Recent work on deadlocks includes new approaches to diagnose concurrency problems such as deadlocks. The challenge here is to reproduce the schedules, or ‘‘thread interleavings,’’ that lead to the deadlock, livelock, and similar conditions. Unfortunately, recording in detail the scheduling decisions in production systems is too expensive. Instead, researchers are looking for ways to record the interleavings at a coarser granularity while guaranteeing reproducibility of the deadlock or livelock problem (Kasikci et al., 2017).

Marino et al. (2013), on the other hand, use concurrency control to make sure that deadlocks cannot occur in the first place. In contrast, Duo et al. (2020) use formal modeling to derive constraints on the scheduling to ensure deadlocks will not happen.

Solutions for deadlock detection are not limited to a single system. For instance, Hu et al. (2017) give a method that prevents deadlocks due to the use of Remote DMA (RDMA) in data centers. RDMA is just like regular DMA as discussed in Chap. 5, except that the DMA transfer is now initiated from a remote machine across the network. In a specific mode, known as priority flow control, the RDMA transfer requires the (exclusive) reservation of RDMA buffers in the intermediate nodes in the network. It does so to make sure there can be no packet drops due to buffers overflowing. However, these buffers are just the sort of limited resources that we discussed in this chapter. Suppose two hosts both want to perform an RDMA transfer and both have to use buffers on intermediate nodes N1 and N2. If one of the hosts reserves the last buffer on N1 and the other the last buffer on N2, neither can make progress. By ensuring that the packets from different flows end up in different buffers, Hu et al. (2017) show that deadlocks are not possible.

Another research direction is to try and detect deadlocks.
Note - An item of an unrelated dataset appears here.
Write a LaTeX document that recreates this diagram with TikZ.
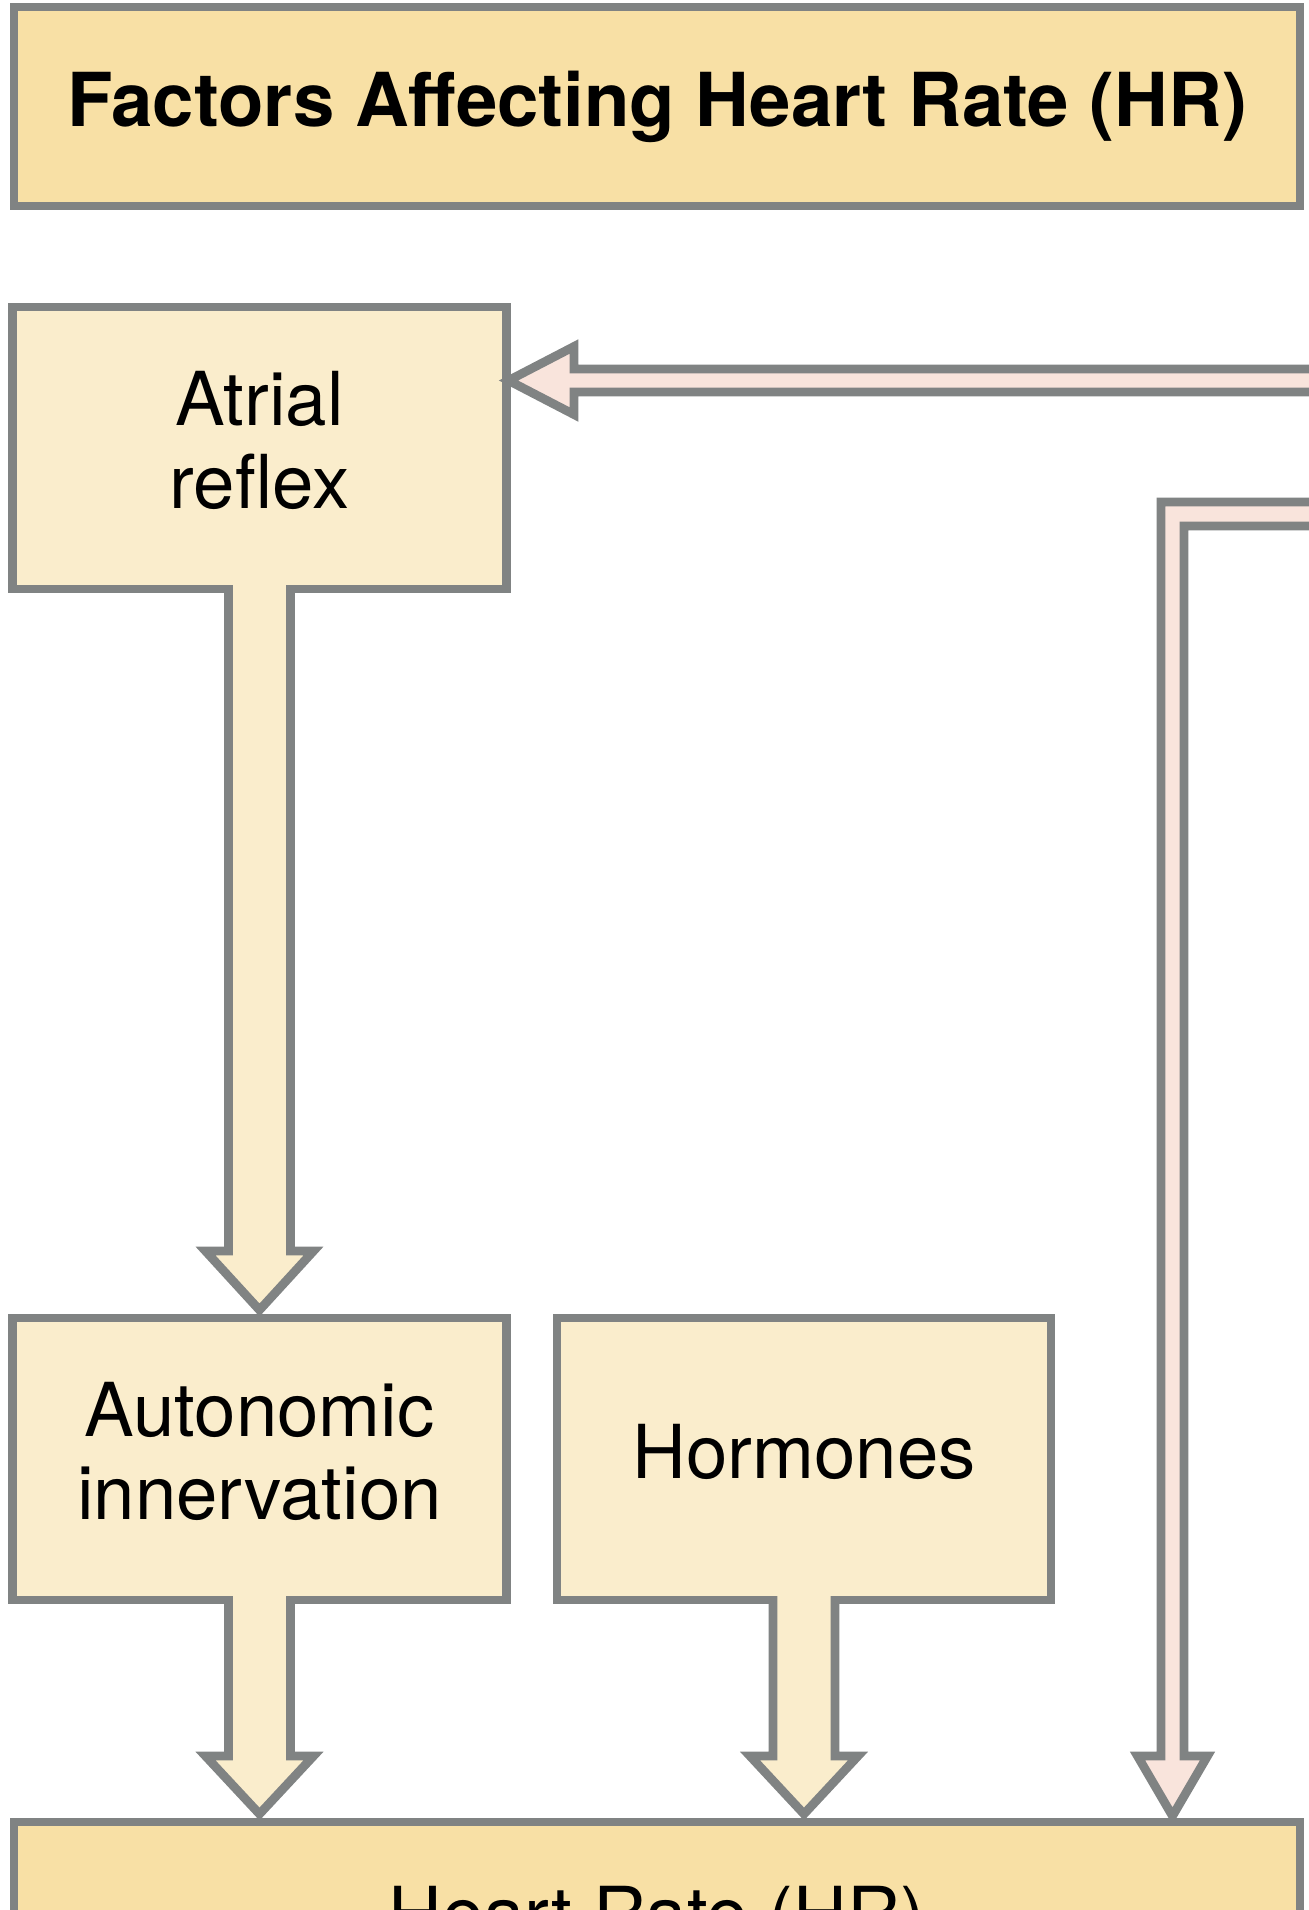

For instance, Pyla and Varadarajan (2012) present a deadlock detection system that associates memory updates with one or more locks guarding the updates and does not make the updates globally visible until all locks that protect the updates are released. All memory updates in a critical region are then performed atomically. By checking at the acquisition of the locks, it is possible to detect deadlocks early and start the recovery procedure . Recovery from a deadlock consists simply of picking one of the locks and discarding all pending memory updates associated with it. The work by Cai and Chan (2012) presents a new dynamic deadlock detection scheme that iteratively prunes lock dependencies that have no incoming or outgoing edges.

Finally, there is a huge amount of theoretical work on distributed deadlock detection. However, we will not consider it here because (1) it is outside the scope of this book and (2) none of it is even remotely practical in real systems. Its main function seems to be keeping otherwise unemployed graph theorists off the streets.